The writing was sharp and the characters memorable, but one of the reasons Derry Girls resonated so widely was its success at evoking a decade that has aged well in modern memories. Lisa McGee’s show, which finished its three-season run this week, was a 1990s period-piece that paid homage to a time when the music was better, the politics were more hopeful and the clothes were, well, different.
It was the era of the Robinson presidency, the halcyon days of Irish football under Jack Charlton, the ceasefires and, as powerfully recalled in the Derry Girls finale, the Belfast Agreement. The teenagers in the show had no mobile phones, no social media accounts; they were living through the final years of a pre-revolutionary age, even if they didn't know it. In the Republic there was an economic boom – not the credit-fuelled bubble of a decade later but a real one, fuelled by EU funds and foreign investment. A new confidence was taking hold – one that was shared elsewhere in the West. In this period between the fall of the Soviet Union and the 9/11 attacks – what the American conservative George Will called "a holiday from history" – Clintonian triangulation was in fashion and western capitals assumed that capitalist democracy was triumphant. Russia was in long-term decline, it was assumed, and the Chinese Communist Party would have no choice but to submit to the logic of liberal democracy.

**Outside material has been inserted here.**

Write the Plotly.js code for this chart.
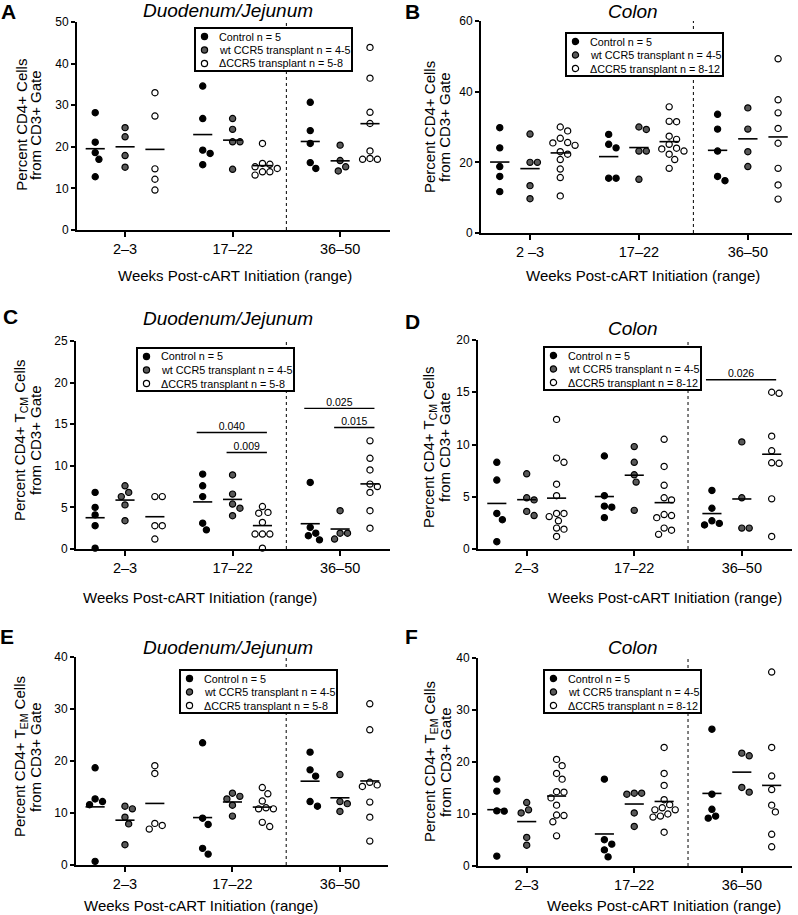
<!DOCTYPE html>
<html>
<head>
<meta charset="utf-8">
<script src="https://cdn.plot.ly/plotly-3.0.1.min.js"></script>
<style>
  html, body { margin: 0; padding: 0; background: #fff; }
  #chart { width: 798px; height: 915px; }
</style>
</head>
<body>
<div id="chart"></div>
<script>
// Values. Each array holds one list per week range
// (2-3, 17-22, 36-50 weeks post-cART).
const weekRanges = ['2–3', '17–22', '36–50'];
const weekRangesB = ['2 –3', '17–22', '36–50'];
const groupLabels = ['Control n = 5', 'wt CCR5 transplant n = 4-5', 'ΔCCR5 transplant n = '];

// A: CD4+ of CD3+, duodenum/jejunum
const aControl = [[28.2, 21.1, 18.6, 17.0, 12.8], [34.6, 26.8, 19.2, 18.4, 15.7], [30.7, 23.9, 20.8, 16.2, 14.8]];
const aWt = [[24.6, 22.4, 17.9, 15.1], [26.8, 24.2, 21.2, 21.2, 14.6], [20.4, 16.7, 15.2, 14.2]];
const aDelta = [[33.0, 27.4, 14.7, 12.2, 9.6], [20.8, 16.0, 15.8, 15.2, 14.8, 14.0, 14.0, 13.2], [43.9, 36.5, 28.3, 25.6, 19.0, 17.2, 17.0, 17.0]];

// B: CD4+ of CD3+, colon
const bControl = [[29.8, 24.1, 18.8, 16.0, 11.7], [27.9, 25.1, 24.1, 15.5, 15.5], [33.6, 29.4, 23.2, 16.0, 14.8]];
const bWt = [[28.0, 20.0, 20.0, 13.4, 9.7], [30.0, 29.3, 23.2, 23.2, 15.2], [35.4, 29.4, 23.0, 18.8]];
const bDelta = [[30.0, 28.9, 26.8, 25.6, 25.5, 24.8, 23.0, 22.3, 20.8, 18.1, 15.7, 10.5], [35.7, 31.6, 31.5, 27.4, 26.5, 25.1, 24.0, 23.8, 23.2, 22.3, 20.8, 18.3], [49.3, 37.7, 34.0, 29.6, 25.4, 18.3, 13.6, 9.6]];

// C: CD4+ TCM of CD3+, duodenum/jejunum
const cControl = [[6.8, 5.0, 4.1, 2.8, 0.1], [9.0, 7.6, 6.3, 3.1, 2.3], [8.0, 2.6, 1.9, 1.6, 1.1]];
const cWt = [[7.6, 6.8, 6.3, 5.3, 3.4], [8.9, 6.6, 5.4, 4.9, 4.0], [4.6, 1.9, 1.9, 1.2]];
const cDelta = [[6.3, 6.3, 2.8, 2.8, 1.2], [5.1, 4.4, 4.3, 3.2, 1.8, 1.8, 1.8, 0.1], [13.0, 10.9, 9.5, 7.8, 7.5, 6.8, 4.6, 2.5]];

// D: CD4+ TCM of CD3+, colon
const dControl = [[8.3, 6.6, 3.4, 2.8, 0.7], [8.9, 5.1, 4.1, 4.0, 3.0], [5.6, 3.9, 2.7, 2.45, 2.3]];
const dWt = [[7.2, 4.9, 4.7, 3.6, 3.2], [9.8, 8.3, 7.1, 6.4, 3.7], [10.25, 4.9, 2.0, 2.0]];
const dDelta = [[12.4, 8.7, 8.3, 6.2, 5.1, 3.4, 3.4, 3.1, 2.7, 2.0, 1.9, 1.2], [10.5, 7.9, 6.1, 4.9, 4.7, 3.3, 3.2, 3.0, 2.0, 1.8, 1.4], [15.0, 14.9, 10.8, 9.4, 8.25, 8.2, 4.8, 1.2]];

// E: CD4+ TEM of CD3+, duodenum/jejunum
const eControl = [[18.7, 12.7, 12.2, 11.6, 0.7], [23.5, 9.0, 7.8, 3.2, 2.1], [21.7, 18.3, 17.1, 12.2, 11.3]];
const eWt = [[11.3, 10.8, 9.2, 7.9, 3.9], [13.8, 13.2, 12.7, 11.5, 9.4], [17.4, 12.2, 11.8, 10.3]];
const eDelta = [[19.1, 17.6, 8.0, 7.6, 6.9], [14.9, 13.7, 12.3, 11.0, 10.8, 10.8, 8.2, 7.4], [31.0, 26.0, 15.9, 15.4, 15.1, 12.1, 9.2, 4.6]];

// F: CD4+ TEM of CD3+, colon
const fControl = [[16.7, 14.4, 10.6, 10.55, 1.9], [16.7, 5.05, 4.2, 3.1, 1.75], [26.3, 13.8, 10.9, 9.6, 9.2]];
const fWt = [[12.2, 10.8, 10.2, 5.5, 4.0], [14.0, 14.0, 13.8, 10.2, 7.6], [21.7, 21.2, 15.1, 14.2]];
const fDelta = [[20.5, 19.3, 17.8, 16.7, 14.3, 14.2, 13.1, 11.7, 9.8, 9.7, 8.5, 5.8], [22.8, 17.8, 15.5, 12.75, 11.8, 11.2, 10.8, 10.8, 10.0, 9.6, 9.4, 6.5], [37.3, 22.8, 17.3, 14.7, 11.7, 10.4, 6.1, 3.7]];

// significance bars: [week range, from group, to group, y value, p]
const cSig = [[1, 0, 2, 14.0, '0.040'], [1, 1, 2, 11.6, '0.009'], [2, 0, 2, 16.9, '0.025'], [2, 1, 2, 14.6, '0.015']];
const dSig = [[2, 0, 2, 16.2, '0.026']];

// ---- look ----
const FONT = 'Liberation Sans, Arial, Helvetica, sans-serif';
const W = 798, H = 915;
const CAT_POS = [0, 3.6, 7.2];      // week-range centres on the x axis
const GROUP_OFF = [-1, 0, 1];        // control / wt / delta within a range
const FILL = ['#000000', '#595959', '#ffffff'];
const DOT = 7.4;                     // marker diameter incl. outline, px

// panel boxes are in page pixels: [left, right, top, bottom]
const panels = [
    { data: [aControl, aWt, aDelta], sig: [], box: [77, 390, 22, 230], xr: [-1.61, 8.87], ymax: 50, dtick: 10,
      ticks: weekRanges, title: 'Duodenum/Jejunum', titleXY: [228, 10], letter: 'A', letterXY: [8, 11], cell: '',
      xTitle: [235, 275], yTitle: [20.7, 35, 125], legendXY: [195, 28], nDelta: '5-8' },
    { data: [bControl, bWt, bDelta], sig: [], box: [481, 792, 21, 233], xr: [-1.62, 8.66], ymax: 60, dtick: 20,
      ticks: weekRangesB, title: 'Colon', titleXY: [633, 11], letter: 'B', letterXY: [412, 11], cell: '',
      xTitle: [643, 275], yTitle: [430, 445, 127], legendXY: [566, 33], nDelta: '8-12' },
    { data: [cControl, cWt, cDelta], sig: cSig, box: [76, 390, 341, 549], xr: [-1.64, 8.87], ymax: 25, dtick: 5,
      ticks: weekRanges, title: 'Duodenum/Jejunum', titleXY: [228, 318], letter: 'C', letterXY: [10, 316], cell: 'CM',
      xTitle: [200, 597], yTitle: [20, 35, 440], legendXY: [137, 348], nDelta: '5-8' },
    { data: [dControl, dWt, dDelta], sig: dSig, box: [478, 792, 340, 549], xr: [-1.63, 8.88], ymax: 20, dtick: 5,
      ticks: weekRanges, title: 'Colon', titleXY: [633, 328], letter: 'D', letterXY: [412, 321], cell: 'CM',
      xTitle: [665, 597], yTitle: [430, 445, 447], legendXY: [544, 347], nDelta: '8-12' },
    { data: [eControl, eWt, eDelta], sig: [], box: [76, 388, 657, 865], xr: [-1.64, 8.81], ymax: 40, dtick: 10,
      ticks: weekRanges, title: 'Duodenum/Jejunum', titleXY: [228, 647], letter: 'E', letterXY: [7, 636], cell: 'EM',
      xTitle: [201, 905], yTitle: [20, 35, 757], legendXY: [180, 670], nDelta: '5-8' },
    { data: [fControl, fWt, fDelta], sig: [], box: [478, 792, 658, 866], xr: [-1.63, 8.88], ymax: 40, dtick: 10,
      ticks: weekRanges, title: 'Colon', titleXY: [633, 647], letter: 'F', letterXY: [411, 636], cell: 'EM',
      xTitle: [664, 905], yTitle: [430, 445, 762], legendXY: [544, 670], nDelta: '8-12' }
];

const px = x => x / W;
const py = y => 1 - y / H;
const mean = a => a.reduce((s, v) => s + v, 0) / a.length;

// Prism-like scatter: slide a dot sideways until it no longer touches a placed one
function swarm(values, sx, sy) {
    const placed = [];
    const offs = new Array(values.length);
    const order = values.map((v, k) => k).sort((a, b) => values[b] - values[a]);
    order.forEach(k => {
        const yp = values[k] * sy;
        for (let step = 0; step < 60; step++) {
            const m = Math.ceil(step / 2) * DOT / 4;
            const off = step % 2 === 1 ? m : -m;
            const hit = placed.some(q => (q[0] - off) ** 2 + (q[1] - yp) ** 2 < DOT * DOT);
            if (!hit) {
                placed.push([off, yp]);
                offs[k] = off / sx;
                break;
            }
        }
    });
    return offs;
}

const traces = [];
const layout = {
    width: W, height: H,
    margin: { l: 0, r: 0, t: 0, b: 0 },
    paper_bgcolor: '#ffffff', plot_bgcolor: '#ffffff',
    showlegend: false,
    font: { family: FONT, color: '#000000' },
    shapes: [], annotations: []
};

function note(text, x, y, size, extra) {
    layout.annotations.push(Object.assign({
        text: text, xref: 'paper', yref: 'paper', x: px(x), y: py(y),
        xanchor: 'center', yanchor: 'middle', showarrow: false,
        font: { family: FONT, size: size, color: '#000000' }
    }, extra || {}));
}

panels.forEach((p, i) => {
    const n = i === 0 ? '' : String(i + 1);
    const xref = 'x' + n, yref = 'y' + n;
    const [x0, x1, y0, y1] = p.box;
    const sx = (x1 - x0) / (p.xr[1] - p.xr[0]);
    const sy = (y1 - y0) / p.ymax;

    layout['xaxis' + n] = {
        domain: [px(x0), px(x1)], anchor: yref, range: p.xr,
        tickvals: CAT_POS, ticktext: p.ticks, tickfont: { size: 14.5 },
        showline: true, linewidth: 2, linecolor: '#000', ticks: 'outside', ticklen: 5, tickwidth: 2, tickcolor: '#000',
        showgrid: false, zeroline: false, fixedrange: true
    };
    layout['yaxis' + n] = {
        domain: [py(y1), py(y0)], anchor: xref, range: [0, p.ymax], tick0: 0, dtick: p.dtick,
        tickfont: { size: 12 },
        showline: true, linewidth: 2, linecolor: '#000', ticks: 'outside', ticklen: 4, tickwidth: 2, tickcolor: '#000',
        showgrid: false, zeroline: false, fixedrange: true
    };

    // dots, one trace per group
    const meanX = [], meanY = [];
    p.data.forEach((groupVals, g) => {
        const xs = [], ys = [];
        groupVals.forEach((vals, c) => {
            const centre = CAT_POS[c] + GROUP_OFF[g];
            const offs = swarm(vals, sx, sy);
            vals.forEach((v, k) => { xs.push(centre + offs[k]); ys.push(v); });
            const m = mean(vals);
            meanX.push(centre - 0.32, centre + 0.32, null);
            meanY.push(m, m, null);
        });
        traces.push({
            type: 'scatter', mode: 'markers', x: xs, y: ys, xaxis: xref, yaxis: yref,
            cliponaxis: false, hoverinfo: 'y',
            marker: { size: 6.2, color: FILL[g], line: { color: '#000', width: 1.2 } }
        });
    });

    // group means
    traces.push({
        type: 'scatter', mode: 'lines', x: meanX, y: meanY, xaxis: xref, yaxis: yref,
        hoverinfo: 'skip', line: { color: '#000', width: 1.6 }
    });

    // p-value bars
    if (p.sig.length) {
        const bx = [], by = [], tx = [], ty = [], tt = [];
        p.sig.forEach(([c, from, to, y, label]) => {
            const a = CAT_POS[c] + GROUP_OFF[from] - 0.2;
            const b = CAT_POS[c] + GROUP_OFF[to] + 0.15;
            bx.push(a, b, null); by.push(y, y, null);
            tx.push((a + b) / 2); ty.push(y); tt.push(label);
        });
        traces.push({
            type: 'scatter', mode: 'lines', x: bx, y: by, xaxis: xref, yaxis: yref,
            hoverinfo: 'skip', line: { color: '#000', width: 1.4 }
        });
        traces.push({
            type: 'scatter', mode: 'text', x: tx, y: ty, text: tt, textposition: 'top center',
            xaxis: xref, yaxis: yref, hoverinfo: 'skip', cliponaxis: false,
            textfont: { family: FONT, size: 10.5, color: '#000' }
        });
    }

    // dotted separator before the last week range
    layout.shapes.push({
        type: 'line', xref: xref, yref: yref + ' domain',
        x0: (CAT_POS[1] + CAT_POS[2]) / 2, x1: (CAT_POS[1] + CAT_POS[2]) / 2, y0: 0, y1: 1,
        line: { color: '#000', width: 1, dash: 'dot' }
    });

    // legend box
    const [lx, ly] = p.legendXY;
    layout.shapes.push({
        type: 'rect', xref: 'paper', yref: 'paper',
        x0: px(lx), x1: px(lx + 157), y0: py(ly + 43), y1: py(ly),
        fillcolor: '#ffffff', line: { color: '#000', width: 2 }
    });
    groupLabels.forEach((label, g) => {
        const rowY = ly + 8.5 + g * 13.5;
        layout.shapes.push({
            type: 'circle', xref: 'paper', yref: 'paper',
            xsizemode: 'pixel', ysizemode: 'pixel', xanchor: px(lx + 9.5), yanchor: py(rowY),
            x0: -3.1, x1: 3.1, y0: -3.1, y1: 3.1,
            fillcolor: FILL[g], line: { color: '#000', width: 1.2 }
        });
        note(g === 2 ? label + p.nDelta : label, lx + 22, rowY, 10.8, { xanchor: 'left' });
    });

    // titles and labels
    note('<i>' + p.title + '</i>', p.titleXY[0], p.titleXY[1], 19);
    note('<b>' + p.letter + '</b>', p.letterXY[0], p.letterXY[1], 21);
    note('Weeks Post-cART Initiation (range)', p.xTitle[0], p.xTitle[1], 15);
    const line1 = p.cell ? 'Percent CD4+ T<sub>' + p.cell + '</sub> Cells' : 'Percent CD4+ Cells';
    note(line1, p.yTitle[0], p.yTitle[2], 15, { textangle: -90 });
    note('from CD3+ Gate', p.yTitle[1], p.yTitle[2], 15, { textangle: -90 });
});

Plotly.newPlot('chart', traces, layout, { displayModeBar: false, staticPlot: true });
</script>
</body>
</html>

But while the cultural legacy of the 1990s is secure, its wider inheritance is more ambiguous. In those more carefree days, we now know, the seeds of future crises were being sown. Warnings about climate catastrophe, and about the rise of global terrorism, were going unheeded. British Euroscepticism was gaining a foothold. Poor economic planning was preparing the ground for an artificial credit boom that would lead to a historic collapse. Post-Soviet "shock therapy" and early misreading of Vladimir Putin would have terrible consequences 20 years later. And in Northern Ireland, the Belfast Agreement would indeed mark a turning of the page on the Troubles but would not in itself reconcile a divided society with itself.